G. & G. Mining Co. v. Commissioner, 26 T.C. 42 (1956)
For purposes of a mineral depletion allowance, an “economic interest” exists when a party has acquired an interest in minerals in place and looks solely to the sale of those minerals for a return of their investment.
Summary
The case concerns whether independent contractors, Swaney and Blythe, who strip-mined coal from G. & G. Mining Co.’s property, possessed an “economic interest” in the coal, entitling G. & G. to a percentage depletion allowance deduction under the Internal Revenue Code. The court found that Swaney and Blythe did possess such an interest because their compensation, and thus their investment recovery, was directly tied to the extraction and sale of the coal. The court emphasized the importance of whether the contractors looked to the sale of the mineral for their compensation or were merely paid for their services. This distinction determined whether the contractors held an economic interest in the coal deposit.
Facts
G. & G. Mining Co. contracted with Swaney and Blythe to strip-mine coal from its property. The contracts specified a payment method based on the amount of coal mined. The details included the methods for computing the amounts which Swaney and Blythe were to be paid, which indicated their profit was dependent upon the sale of the coal. Neither the quantity of coal each contractor was to mine nor whether they had exclusive mining rights was explicitly defined in the agreements submitted as evidence. The Commissioner argued that Swaney and Blythe were merely “hirelings” and possessed no economic interest in the coal. G. & G. Mining Co. sought to deduct amounts paid to the contractors in computing its percentage depletion allowance.
Procedural History
The case was heard before the United States Tax Court. The court reviewed the agreements between G. & G. Mining Co. and the contractors, analyzed the contractors’ compensation structure, and ultimately ruled in favor of the taxpayer, G. & G. Mining Co.. The court’s decision turned on whether Swaney and Blythe held an “economic interest” in the coal under relevant tax regulations.
Issue(s)
- Whether Swaney and Blythe, independent contractors engaged in strip mining on G. & G. Mining Co.’s property, possessed an economic interest in the coal they mined.

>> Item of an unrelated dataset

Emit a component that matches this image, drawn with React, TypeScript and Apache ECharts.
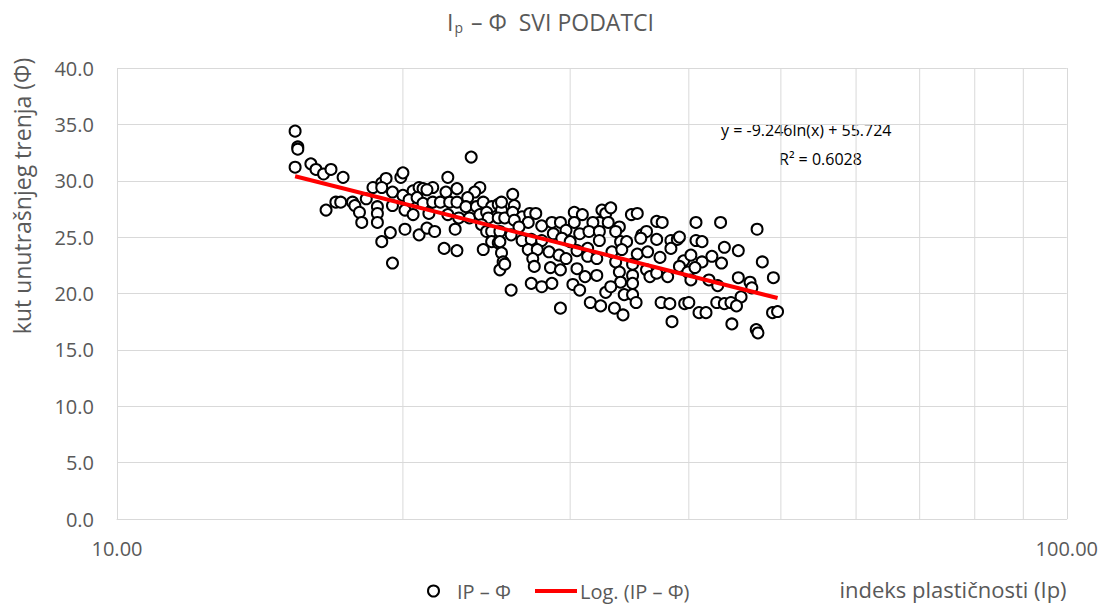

- If Swaney and Blythe possessed an economic interest, whether G. & G. Mining Co. could deduct the payments made to them from its gross income for the purpose of calculating its percentage depletion allowance.
Holding
- Yes, because Swaney and Blythe’s compensation was directly dependent on the sale of the coal they mined.
- Yes, because the economic interest held by Swaney and Blythe meant that the payments made to them were deductible from G. & G. Mining Co.’s gross income when calculating its percentage depletion allowance.
Court’s Reasoning
The Tax Court relied on the definition of “economic interest” established in prior cases and regulations. The court referenced prior cases where similar situations were analyzed. The court’s analysis centered on whether the independent contractors looked to the sale of the coal for their compensation. If the contractors’ return was based on the severance and sale of the mineral, they possessed an economic interest. The court cited Usibelli v. Commissioner (1955), which stated, “Prime among these tests is whether the extractor looks for his compensation to the severance and sale of the mineral or whether his compensation is dependent upon the personal covenant of those with whom he has contracted.” The court found that Swaney and Blythe’s compensation depended on the market price and sale of the coal, establishing their economic interest.
Practical Implications
This case clarifies what constitutes an “economic interest” in mineral deposits for tax purposes. It provides a framework for determining when payments to independent contractors are deductible in calculating depletion allowances. The key takeaway is that the degree to which an independent contractor’s compensation depends on the sale of the mineral dictates whether they possess an economic interest. This case is relevant when drafting contracts with mineral extractors. The legal standard established in this case is frequently cited in tax disputes regarding percentage depletion, and has been applied in various later cases involving mining and oil and gas operations. It emphasizes the importance of analyzing the economic realities of a mining operation, not just the labels assigned to different parties.